A million years ago I was the owner, director, instructor and janitor of a casino gaming academy here in AC. One of the students, a gentleman 20+ years older than me named Azamat, ( from a country with the suffix Stan), would always call me, "Meesta Stu."
The first three thousand times I chose not to correct him until I finally said, "Azamat, this is an informal place, you don't have to call me mister...and my name isn't Stu, it's Steve."
To which he responded, "Okay Meesta Stu."
With that in mind, another student from my school became a dealer at the now defunct Sands Casino. When he got his name-tag, he couldn't understand why so many people snickered and/or laughed in his face.
So he asked a friend of mine, "Why do people think my name is funny?"
My friend said, "Because in this country, dung is another word for shit."
The next day Dung's new name-tag read: TONY.
The point of all this is, most of us take the adjustments that foreigners make to fit-in here for granted. Certainly if we were living in an environment where little English was spoken, we'd all struggle one way or another. And if we were suddenly relocated to Finland, Madagascar or Nepal and found out our name had a seriously negative connotation, we, like Dung, would at least change our name-tag too.
That brings us to the above average spy movie from 1966, "THE QUILLER MEMORANDUM." I wanted to see it on Turner Classic Movies (TCM) but missed the showing. So I checked it out in my giant book of movies , "THE GOLDEN VIDEO RETRIEVER," and then got additional info from the "INTERNET MOVIE DATABASE "web-site.
This film starred George Segal and had Max Von Sydow, Senta Berger and some other noteworthy performers. But what I can't figure out is why the guy who was billed eighth as; Oktober's man with pipe...never changed his name.

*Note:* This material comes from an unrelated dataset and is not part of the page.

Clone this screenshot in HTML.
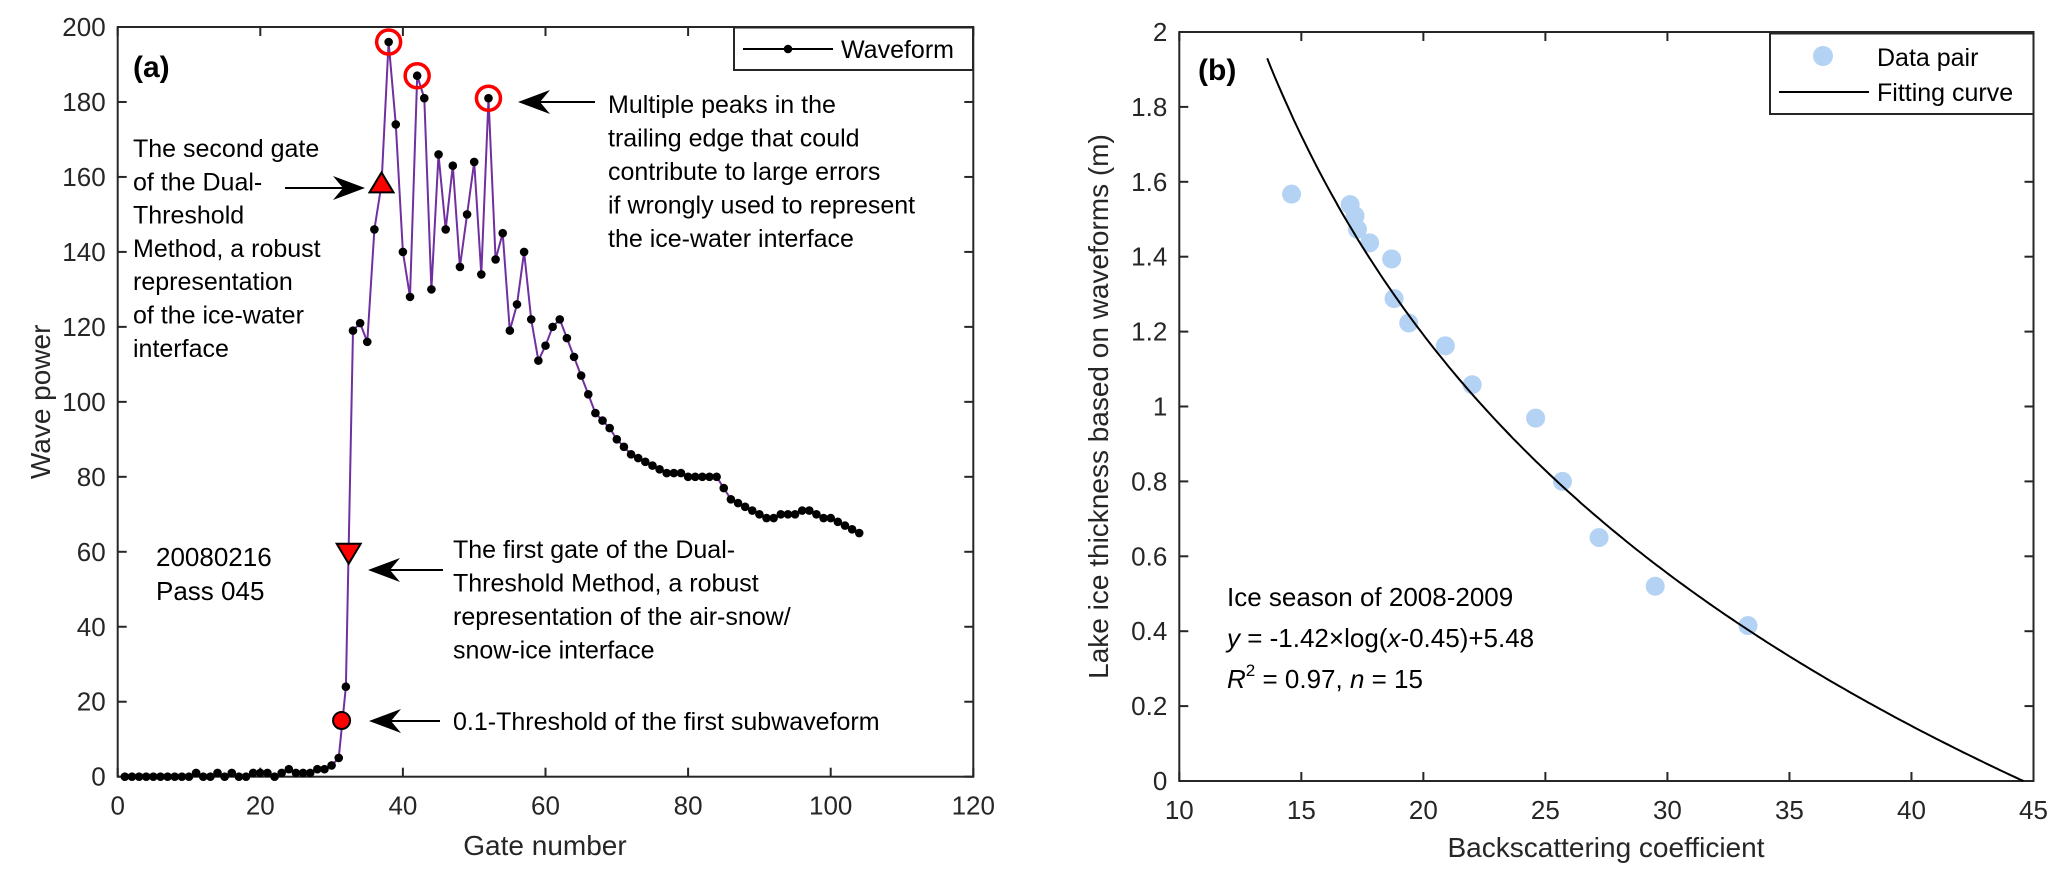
<!DOCTYPE html>
<html><head><meta charset="utf-8">
<style>
html,body{margin:0;padding:0;background:#fff;}
svg{display:block;font-family:"Liberation Sans",Arial,sans-serif;}
</style></head>
<body>
<svg id="fig" width="2067" height="887" viewBox="0 0 2067 887" xmlns="http://www.w3.org/2000/svg">
<g id="pa"></g>
<g id="pb"></g>
</svg>
<script>
// ---------- Panel (a) data ----------
const gates = Array.from({length:104},(_,i)=>i+1);
const waveValues = [0,0,0,0,0,0,0,0,0,0, 1,0,0,1,0,1,0,0,1,1, 1,0,1,2,1,1,1,2,2,3, 5,24,119,121,116,146,158,196,174,140, 128,187,181,130,166,146,163,136,150,164, 134,181,138,145,119,126,140,122,111,115, 120,122,117,112,107,102,97,95,93,90, 88,86,85,84,83,82,81,81,81,80, 80,80,80,80,77,74,73,72,71,70, 69,69,70,70,70,71,71,70,69,69, 68,67,66,65];
const peakGates = [38,42,52];
const peakValues = [196,187,181];
const secondGate = [37.0,158];
const firstGate = [32.4,60];
const thresholdPt = [31.4,15];
const aXTicks = [0,20,40,60,80,100,120];
const aYTicks = [0,20,40,60,80,100,120,140,160,180,200];

// ---------- Panel (b) data ----------
const bsX = [14.6,17.0,17.2,17.3,17.8,18.7,18.8,19.4,20.9,22.0,24.6,25.7,27.2,29.5,33.3];
const bsY = [1.567,1.539,1.509,1.473,1.437,1.394,1.288,1.223,1.162,1.058,0.969,0.80,0.65,0.52,0.415];
const fitParams = [4.182,1.149,6.5]; // y = A - B*ln(x - C)
const fitRange = [13.6,44.6];
const bXTicks = [10,15,20,25,30,35,40,45];
const bYTicks = [0,0.2,0.4,0.6,0.8,1,1.2,1.4,1.6,1.8,2];
const bYTickLabels = ["0","0.2","0.4","0.6","0.8","1","1.2","1.4","1.6","1.8","2"];

const NS="http://www.w3.org/2000/svg";
function mk(parent,tag,attrs,text){
  const e=document.createElementNS(NS,tag);
  for(const k in attrs) e.setAttribute(k,attrs[k]);
  if(text!==undefined) e.textContent=text;
  parent.appendChild(e); return e;
}
const AX="#262626";

// ---- axes helpers
const A={x0:117.7,x1:973.3,y0:776.7,y1:27,xmin:0,xmax:120,ymin:0,ymax:200};
const B={x0:1179.3,x1:2033.5,y0:781,y1:32,xmin:10,xmax:45,ymin:0,ymax:2};
function sx(P,v){return P.x0+(v-P.xmin)/(P.xmax-P.xmin)*(P.x1-P.x0);}
function sy(P,v){return P.y0-(v-P.ymin)/(P.ymax-P.ymin)*(P.y0-P.y1);}

function drawAxes(g,P,xt,yt,ytl,ylabX){
  const f=mk(g,'rect',{x:P.x0,y:P.y1,width:P.x1-P.x0,height:P.y0-P.y1,fill:'none',stroke:AX,'stroke-width':2});
  
  
  xt.forEach(v=>{
    const x=sx(P,v);
    const t1=mk(g,'line',{x1:x,y1:P.y0,x2:x,y2:P.y0-9,stroke:AX,'stroke-width':2});
    
    
    mk(g,'line',{x1:x,y1:P.y1,x2:x,y2:P.y1+9,stroke:AX,'stroke-width':2});
    const l=mk(g,'text',{x:x,y:P.y0+38,'font-size':26,'text-anchor':'middle',fill:AX},String(v));
    
    
  });
  yt.forEach((v,i)=>{
    const y=sy(P,v);
    const t1=mk(g,'line',{x1:P.x0,y1:y,x2:P.x0+9,y2:y,stroke:AX,'stroke-width':2});
    
    
    mk(g,'line',{x1:P.x1,y1:y,x2:P.x1-9,y2:y,stroke:AX,'stroke-width':2});
    const l=mk(g,'text',{x:P.x0-12,y:y+9,'font-size':26,'text-anchor':'end',fill:AX},ytl?ytl[i]:String(v));
    
    
  });
}
function arrow(g,x1,y,x2,name){ // arrow pointing left from x1 to x2
  const a=mk(g,'g',{});
  
  
  mk(a,'line',{x1:x1,y1:y,x2:x2+18,y2:y,stroke:'#000','stroke-width':2});
  mk(a,'polygon',{points:`${x2},${y} ${x2+32},${y-12} ${x2+22},${y} ${x2+32},${y+12}`,fill:'#000'});
}
function arrowR(g,x1,y,x2,name){ // pointing right
  const a=mk(g,'g',{});
  
  
  mk(a,'line',{x1:x1,y1:y,x2:x2-18,y2:y,stroke:'#000','stroke-width':2});
  mk(a,'polygon',{points:`${x2},${y} ${x2-32},${y-12} ${x2-22},${y} ${x2-32},${y+12}`,fill:'#000'});
}
function textLines(g,x,y0,dy,lines,name,size){
  const t=mk(g,'text',{x:x,y:y0,'font-size':size||25,fill:'#000'});
  
  
  lines.forEach((s,i)=>{mk(t,'tspan',{x:x,y:y0+i*dy},s);});
}

// ---------- draw panel (a)
const ga=document.getElementById('pa');
drawAxes(ga,A,aXTicks,aYTicks,null);
let yl=mk(ga,'text',{x:545,y:855,'font-size':28,'text-anchor':'middle',fill:AX},'Gate number');


yl=mk(ga,'text',{x:0,y:0,'font-size':28,'text-anchor':'middle',fill:AX,transform:`translate(50,${(A.y0+A.y1)/2}) rotate(-90)`},'Wave power');



const pts=gates.map((g,i)=>sx(A,g).toFixed(1)+','+sy(A,waveValues[i]).toFixed(1)).join(' ');
const wl=mk(ga,'polyline',{points:pts,fill:'none',stroke:'#7030a0','stroke-width':2});


gates.forEach((g,i)=>{
  const c=mk(ga,'circle',{cx:sx(A,g),cy:sy(A,waveValues[i]),r:4.3,fill:'#000'});
  
  
});
peakGates.forEach((g,i)=>{
  const c=mk(ga,'circle',{cx:sx(A,g),cy:sy(A,peakValues[i]),r:12,fill:'none',stroke:'#f00','stroke-width':3.5});
  
  
});
{
  const x=sx(A,secondGate[0]),y=sy(A,secondGate[1]);
  const t=mk(ga,'polygon',{points:`${x},${y-12} ${x+12},${y+8} ${x-12},${y+8}`,fill:'#f00',stroke:'#000','stroke-width':2});
  
  
  const x2=sx(A,firstGate[0]),y2=sy(A,firstGate[1]);
  const t2=mk(ga,'polygon',{points:`${x2},${y2+12} ${x2+12},${y2-8} ${x2-12},${y2-8}`,fill:'#f00',stroke:'#000','stroke-width':2});
  
  
  const c=mk(ga,'circle',{cx:sx(A,thresholdPt[0]),cy:sy(A,thresholdPt[1]),r:8.5,fill:'#f00',stroke:'#000','stroke-width':2});
  
  
}
let lab=mk(ga,'text',{x:133,y:77,'font-size':30,'font-weight':'bold',fill:'#000'},'(a)');


textLines(ga,133,157,33.3,['The second gate','of the Dual-','Threshold','Method, a robust','representation','of the ice-water','interface'],'second-gate-annotation');
arrowR(ga,285,188,365,'second-gate-arrow');
textLines(ga,608,113,33.5,['Multiple peaks in the','trailing edge that could','contribute to large errors','if wrongly used to represent','the ice-water interface'],'peaks-annotation');
arrow(ga,595,102,518,'peaks-arrow');
textLines(ga,453,558,33.5,['The first gate of the Dual-','Threshold Method, a robust','representation of the air-snow/','snow-ice interface'],'first-gate-annotation');
arrow(ga,443,570,368,'first-gate-arrow');
textLines(ga,156,566,34,['20080216','Pass 045'],'date-pass-label',26);
textLines(ga,453,730,33,['0.1-Threshold of the first subwaveform'],'threshold-annotation');
arrow(ga,440,721,369,'threshold-arrow');
// legend a
{
  const lg=mk(ga,'g',{});
  
  
  mk(lg,'rect',{x:734,y:27.5,width:239,height:42.5,fill:'#fff',stroke:AX,'stroke-width':2});
  mk(lg,'line',{x1:743,y1:49,x2:833,y2:49,stroke:'#000','stroke-width':2});
  mk(lg,'circle',{cx:788,cy:49,r:4.3,fill:'#000'});
  const t=mk(lg,'text',{x:841,y:58,'font-size':25,fill:'#000'},'Waveform');
  
  
}

// ---------- draw panel (b)
const gb=document.getElementById('pb');
drawAxes(gb,B,bXTicks,bYTicks,bYTickLabels);
yl=mk(gb,'text',{x:1606,y:857,'font-size':28,'text-anchor':'middle',fill:AX},'Backscattering coefficient');


yl=mk(gb,'text',{x:0,y:0,'font-size':28,'text-anchor':'middle',fill:AX,transform:`translate(1108,${(B.y0+B.y1)/2}) rotate(-90)`},'Lake ice thickness based on waveforms (m)');


bsX.forEach((x,i)=>{
  const c=mk(gb,'circle',{cx:sx(B,x),cy:sy(B,bsY[i]),r:9.5,fill:'#b4d2f3'});
  
  
});
{
  const [Aa,Bb,Cc]=fitParams; const p=[];
  for(let i=0;i<=200;i++){const x=fitRange[0]+(fitRange[1]-fitRange[0])*i/200; const y=Math.max(0,Aa-Bb*Math.log(x-Cc)); p.push(sx(B,x).toFixed(1)+','+sy(B,y).toFixed(1));}
  const l=mk(gb,'polyline',{points:p.join(' '),fill:'none',stroke:'#000','stroke-width':2});
  
  
}
lab=mk(gb,'text',{x:1198,y:80,'font-size':30,'font-weight':'bold',fill:'#000'},'(b)');


{
  const t=mk(gb,'text',{x:1227,y:606,'font-size':26,fill:'#000'},'Ice season of 2008-2009');
  
  
  const e=mk(gb,'text',{x:1227,y:647,'font-size':26,fill:'#000'});
  
  
  mk(e,'tspan',{'font-style':'italic'},'y');
  mk(e,'tspan',{},' = -1.42×log(');
  mk(e,'tspan',{'font-style':'italic'},'x');
  mk(e,'tspan',{},'-0.45)+5.48');
  const r=mk(gb,'text',{x:1227,y:688,'font-size':26,fill:'#000'});
  
  
  mk(r,'tspan',{'font-style':'italic'},'R');
  mk(r,'tspan',{'font-size':17,dy:-12},'2');
  mk(r,'tspan',{dy:12},' = 0.97, ');
  mk(r,'tspan',{'font-style':'italic'},'n');
  mk(r,'tspan',{},' = 15');
}
{
  const lg=mk(gb,'g',{});
  
  
  mk(lg,'rect',{x:1770,y:33.5,width:263.5,height:80.5,fill:'#fff',stroke:AX,'stroke-width':2});
  mk(lg,'circle',{cx:1823,cy:56,r:10,fill:'#b4d2f3'});
  mk(lg,'line',{x1:1779,y1:92,x2:1869,y2:92,stroke:'#000','stroke-width':2});
  const t1=mk(lg,'text',{x:1877,y:66,'font-size':25,fill:'#000'},'Data pair');
  
  
  const t2=mk(lg,'text',{x:1877,y:101,'font-size':25,fill:'#000'},'Fitting curve');
  
  
}
</script>
</body></html>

So I did further research to be sure there wasn't a typo. What I found was, that the spelling was correct and that this actor had quite prolific list of screen credits, mostly from his native Austria. However, in all the ensuing years, you would have thought that his agent or publicist or any English speaking person who liked him, would have mentioned that there is a definite reason why Herbert Fux is not a household name.